-------- DATA PROVIDED

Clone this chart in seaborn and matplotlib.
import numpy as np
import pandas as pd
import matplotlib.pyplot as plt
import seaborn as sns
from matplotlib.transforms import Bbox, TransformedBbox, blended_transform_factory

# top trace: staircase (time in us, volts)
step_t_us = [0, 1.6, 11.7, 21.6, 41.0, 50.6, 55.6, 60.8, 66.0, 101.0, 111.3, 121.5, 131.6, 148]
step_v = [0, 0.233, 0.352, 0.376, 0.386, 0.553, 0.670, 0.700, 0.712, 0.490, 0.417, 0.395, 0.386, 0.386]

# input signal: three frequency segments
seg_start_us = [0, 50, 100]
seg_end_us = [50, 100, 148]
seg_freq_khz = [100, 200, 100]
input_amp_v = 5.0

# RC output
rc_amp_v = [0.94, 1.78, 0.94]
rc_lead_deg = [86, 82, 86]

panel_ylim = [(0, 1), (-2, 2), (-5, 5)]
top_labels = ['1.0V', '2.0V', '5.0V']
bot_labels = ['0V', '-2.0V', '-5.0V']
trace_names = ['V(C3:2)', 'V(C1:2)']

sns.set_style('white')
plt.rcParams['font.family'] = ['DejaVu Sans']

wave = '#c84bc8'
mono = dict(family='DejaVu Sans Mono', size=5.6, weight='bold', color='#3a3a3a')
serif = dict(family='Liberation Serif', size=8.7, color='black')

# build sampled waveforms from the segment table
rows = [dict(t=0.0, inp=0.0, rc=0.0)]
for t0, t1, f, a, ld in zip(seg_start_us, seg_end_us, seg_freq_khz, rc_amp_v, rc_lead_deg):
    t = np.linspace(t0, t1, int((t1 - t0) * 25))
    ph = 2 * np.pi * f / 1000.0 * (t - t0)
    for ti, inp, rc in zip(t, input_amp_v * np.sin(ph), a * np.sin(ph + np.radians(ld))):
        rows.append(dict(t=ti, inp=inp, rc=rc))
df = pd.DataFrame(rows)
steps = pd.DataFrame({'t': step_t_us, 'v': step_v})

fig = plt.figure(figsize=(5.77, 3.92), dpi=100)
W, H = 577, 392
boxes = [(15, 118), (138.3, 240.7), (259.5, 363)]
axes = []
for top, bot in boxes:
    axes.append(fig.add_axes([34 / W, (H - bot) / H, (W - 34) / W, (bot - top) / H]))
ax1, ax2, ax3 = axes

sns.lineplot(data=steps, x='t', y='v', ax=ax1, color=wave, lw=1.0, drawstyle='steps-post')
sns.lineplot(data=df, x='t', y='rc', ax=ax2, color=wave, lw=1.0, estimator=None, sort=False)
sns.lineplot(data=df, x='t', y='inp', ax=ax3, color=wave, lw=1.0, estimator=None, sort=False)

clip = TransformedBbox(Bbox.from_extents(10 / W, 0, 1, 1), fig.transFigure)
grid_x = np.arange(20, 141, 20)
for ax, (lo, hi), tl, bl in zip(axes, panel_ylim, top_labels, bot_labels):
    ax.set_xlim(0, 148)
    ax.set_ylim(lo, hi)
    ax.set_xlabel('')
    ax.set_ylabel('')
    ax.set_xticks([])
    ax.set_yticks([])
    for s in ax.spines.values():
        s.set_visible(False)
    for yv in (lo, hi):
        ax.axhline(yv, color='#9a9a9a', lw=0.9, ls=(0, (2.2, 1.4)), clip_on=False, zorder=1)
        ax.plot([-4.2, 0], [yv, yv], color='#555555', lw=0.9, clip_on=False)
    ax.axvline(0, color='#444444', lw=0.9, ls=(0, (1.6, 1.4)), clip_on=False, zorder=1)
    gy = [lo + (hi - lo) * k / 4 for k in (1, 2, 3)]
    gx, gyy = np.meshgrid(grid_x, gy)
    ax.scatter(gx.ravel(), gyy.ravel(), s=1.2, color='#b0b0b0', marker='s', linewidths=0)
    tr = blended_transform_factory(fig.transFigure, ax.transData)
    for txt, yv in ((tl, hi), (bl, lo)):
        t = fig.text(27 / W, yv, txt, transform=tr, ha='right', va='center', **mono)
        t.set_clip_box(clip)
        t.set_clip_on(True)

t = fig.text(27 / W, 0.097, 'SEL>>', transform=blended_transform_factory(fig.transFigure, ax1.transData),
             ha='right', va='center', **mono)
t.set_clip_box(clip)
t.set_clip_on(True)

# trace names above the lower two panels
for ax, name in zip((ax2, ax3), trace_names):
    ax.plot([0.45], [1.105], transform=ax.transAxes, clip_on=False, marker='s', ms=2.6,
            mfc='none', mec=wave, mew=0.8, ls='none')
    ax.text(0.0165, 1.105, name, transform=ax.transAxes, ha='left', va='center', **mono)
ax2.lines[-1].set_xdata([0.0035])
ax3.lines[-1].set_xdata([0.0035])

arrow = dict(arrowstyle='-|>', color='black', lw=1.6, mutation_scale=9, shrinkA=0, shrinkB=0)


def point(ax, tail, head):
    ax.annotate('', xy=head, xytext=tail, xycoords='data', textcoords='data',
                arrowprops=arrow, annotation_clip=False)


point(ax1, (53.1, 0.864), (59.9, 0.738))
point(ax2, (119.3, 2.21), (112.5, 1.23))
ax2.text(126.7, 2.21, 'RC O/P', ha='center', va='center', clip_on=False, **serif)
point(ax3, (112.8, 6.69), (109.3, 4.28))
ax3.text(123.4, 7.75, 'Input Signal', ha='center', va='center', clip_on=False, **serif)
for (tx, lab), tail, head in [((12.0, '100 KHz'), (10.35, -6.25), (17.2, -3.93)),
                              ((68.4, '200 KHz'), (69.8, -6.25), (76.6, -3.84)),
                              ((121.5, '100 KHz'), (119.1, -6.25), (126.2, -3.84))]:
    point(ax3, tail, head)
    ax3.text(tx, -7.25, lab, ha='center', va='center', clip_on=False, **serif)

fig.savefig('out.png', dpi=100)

----------------
-------- DATA PROVIDED

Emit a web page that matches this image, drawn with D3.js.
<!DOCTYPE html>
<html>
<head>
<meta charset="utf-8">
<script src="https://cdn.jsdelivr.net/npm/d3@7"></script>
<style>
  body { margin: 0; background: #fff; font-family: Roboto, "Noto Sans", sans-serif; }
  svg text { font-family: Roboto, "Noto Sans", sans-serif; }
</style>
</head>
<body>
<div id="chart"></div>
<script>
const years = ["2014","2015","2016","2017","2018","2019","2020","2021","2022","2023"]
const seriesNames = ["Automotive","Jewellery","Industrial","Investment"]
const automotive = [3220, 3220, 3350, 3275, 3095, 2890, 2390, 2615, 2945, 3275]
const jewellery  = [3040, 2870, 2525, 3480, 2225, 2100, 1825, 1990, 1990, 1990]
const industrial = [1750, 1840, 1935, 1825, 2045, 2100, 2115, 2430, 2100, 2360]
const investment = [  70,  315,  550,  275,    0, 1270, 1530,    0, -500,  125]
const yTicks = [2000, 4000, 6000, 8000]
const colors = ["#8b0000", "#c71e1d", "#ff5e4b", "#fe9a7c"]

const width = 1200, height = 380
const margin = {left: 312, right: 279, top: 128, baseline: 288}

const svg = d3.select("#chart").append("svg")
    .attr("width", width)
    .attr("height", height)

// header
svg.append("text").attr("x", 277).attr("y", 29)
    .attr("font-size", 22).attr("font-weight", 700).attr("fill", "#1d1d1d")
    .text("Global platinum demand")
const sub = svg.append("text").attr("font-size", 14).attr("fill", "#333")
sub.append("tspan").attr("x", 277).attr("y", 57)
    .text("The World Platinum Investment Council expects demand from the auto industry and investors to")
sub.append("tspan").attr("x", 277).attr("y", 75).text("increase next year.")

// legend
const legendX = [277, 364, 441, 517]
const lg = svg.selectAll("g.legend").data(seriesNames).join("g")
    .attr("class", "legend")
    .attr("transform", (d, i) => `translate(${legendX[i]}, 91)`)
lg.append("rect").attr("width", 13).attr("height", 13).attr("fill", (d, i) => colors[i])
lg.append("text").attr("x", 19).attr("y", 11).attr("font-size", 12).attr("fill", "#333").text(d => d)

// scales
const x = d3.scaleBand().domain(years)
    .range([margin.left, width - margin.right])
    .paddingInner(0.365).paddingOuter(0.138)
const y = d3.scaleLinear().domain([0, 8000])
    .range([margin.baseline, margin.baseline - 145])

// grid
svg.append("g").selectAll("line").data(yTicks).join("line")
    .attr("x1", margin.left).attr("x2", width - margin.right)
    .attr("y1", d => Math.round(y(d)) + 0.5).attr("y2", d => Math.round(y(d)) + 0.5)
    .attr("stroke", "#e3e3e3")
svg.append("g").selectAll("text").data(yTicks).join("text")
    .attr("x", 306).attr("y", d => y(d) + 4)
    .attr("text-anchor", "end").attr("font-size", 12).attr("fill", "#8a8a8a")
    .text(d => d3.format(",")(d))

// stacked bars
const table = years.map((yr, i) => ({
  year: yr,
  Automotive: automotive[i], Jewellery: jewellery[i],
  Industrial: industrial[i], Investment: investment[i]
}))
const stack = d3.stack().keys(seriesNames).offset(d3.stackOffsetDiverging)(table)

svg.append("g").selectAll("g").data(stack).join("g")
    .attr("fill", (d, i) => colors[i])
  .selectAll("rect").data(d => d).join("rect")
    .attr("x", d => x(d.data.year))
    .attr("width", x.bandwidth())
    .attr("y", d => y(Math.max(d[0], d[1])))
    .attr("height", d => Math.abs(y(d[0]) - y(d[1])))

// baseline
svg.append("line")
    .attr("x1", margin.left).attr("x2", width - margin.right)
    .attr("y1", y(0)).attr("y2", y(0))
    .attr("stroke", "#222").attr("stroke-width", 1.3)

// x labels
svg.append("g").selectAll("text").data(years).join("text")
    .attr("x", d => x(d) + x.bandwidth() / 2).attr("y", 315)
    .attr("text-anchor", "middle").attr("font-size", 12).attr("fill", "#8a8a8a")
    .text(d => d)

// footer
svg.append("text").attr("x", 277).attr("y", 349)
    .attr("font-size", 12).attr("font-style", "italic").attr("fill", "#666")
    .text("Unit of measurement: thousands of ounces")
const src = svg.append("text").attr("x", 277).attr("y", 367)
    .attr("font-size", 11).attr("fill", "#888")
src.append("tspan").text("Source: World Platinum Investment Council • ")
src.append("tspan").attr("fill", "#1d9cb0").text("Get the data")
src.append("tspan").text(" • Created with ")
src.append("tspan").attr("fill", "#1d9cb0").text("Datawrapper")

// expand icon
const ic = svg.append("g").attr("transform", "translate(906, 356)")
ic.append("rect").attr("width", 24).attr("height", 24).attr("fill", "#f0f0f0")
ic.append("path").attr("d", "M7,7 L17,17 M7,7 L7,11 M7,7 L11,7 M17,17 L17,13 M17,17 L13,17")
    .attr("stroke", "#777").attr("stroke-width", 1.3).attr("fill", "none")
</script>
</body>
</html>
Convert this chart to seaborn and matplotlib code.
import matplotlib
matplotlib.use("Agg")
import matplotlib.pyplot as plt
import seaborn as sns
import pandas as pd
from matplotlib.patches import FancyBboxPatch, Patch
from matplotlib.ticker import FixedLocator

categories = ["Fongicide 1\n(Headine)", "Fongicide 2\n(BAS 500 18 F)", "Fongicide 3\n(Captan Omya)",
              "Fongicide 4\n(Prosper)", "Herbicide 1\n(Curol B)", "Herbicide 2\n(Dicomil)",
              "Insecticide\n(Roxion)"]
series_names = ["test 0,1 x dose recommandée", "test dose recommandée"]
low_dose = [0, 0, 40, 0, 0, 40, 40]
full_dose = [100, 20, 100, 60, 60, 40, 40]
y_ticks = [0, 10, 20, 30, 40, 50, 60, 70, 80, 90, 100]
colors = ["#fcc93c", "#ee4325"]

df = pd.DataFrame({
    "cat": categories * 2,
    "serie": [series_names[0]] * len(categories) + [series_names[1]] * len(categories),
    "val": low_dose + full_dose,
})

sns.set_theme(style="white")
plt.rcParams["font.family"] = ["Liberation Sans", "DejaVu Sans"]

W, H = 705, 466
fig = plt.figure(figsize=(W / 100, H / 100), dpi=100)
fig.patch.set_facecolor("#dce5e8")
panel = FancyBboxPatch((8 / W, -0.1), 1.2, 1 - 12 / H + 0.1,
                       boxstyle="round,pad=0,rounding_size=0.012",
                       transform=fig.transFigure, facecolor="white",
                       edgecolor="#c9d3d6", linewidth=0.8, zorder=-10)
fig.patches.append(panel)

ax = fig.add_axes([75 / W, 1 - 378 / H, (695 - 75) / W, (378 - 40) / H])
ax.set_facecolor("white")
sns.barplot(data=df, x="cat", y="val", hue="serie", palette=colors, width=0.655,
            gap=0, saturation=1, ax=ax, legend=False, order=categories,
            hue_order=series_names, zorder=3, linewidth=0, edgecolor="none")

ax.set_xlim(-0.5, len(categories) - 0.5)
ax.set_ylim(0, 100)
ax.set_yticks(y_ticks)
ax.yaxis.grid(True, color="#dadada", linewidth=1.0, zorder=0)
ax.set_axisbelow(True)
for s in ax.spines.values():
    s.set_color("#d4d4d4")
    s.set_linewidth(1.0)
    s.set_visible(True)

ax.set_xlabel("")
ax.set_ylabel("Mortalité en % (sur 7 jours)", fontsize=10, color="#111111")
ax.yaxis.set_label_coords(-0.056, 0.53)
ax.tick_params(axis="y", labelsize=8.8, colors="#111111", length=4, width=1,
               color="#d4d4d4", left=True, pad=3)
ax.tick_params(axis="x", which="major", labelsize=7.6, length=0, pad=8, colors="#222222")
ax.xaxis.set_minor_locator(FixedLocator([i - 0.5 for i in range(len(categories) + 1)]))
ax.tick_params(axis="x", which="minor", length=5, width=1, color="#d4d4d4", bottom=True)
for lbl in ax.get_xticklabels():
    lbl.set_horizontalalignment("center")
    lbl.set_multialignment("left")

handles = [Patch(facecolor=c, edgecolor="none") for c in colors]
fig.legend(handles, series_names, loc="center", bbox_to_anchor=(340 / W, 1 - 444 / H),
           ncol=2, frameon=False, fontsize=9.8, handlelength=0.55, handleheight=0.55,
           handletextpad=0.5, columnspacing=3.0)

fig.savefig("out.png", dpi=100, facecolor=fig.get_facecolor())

----------------

Looking at the records above, say how many lines hold the string "with". Write nothing but the number.

__WRITTEN RESPONSE__: 2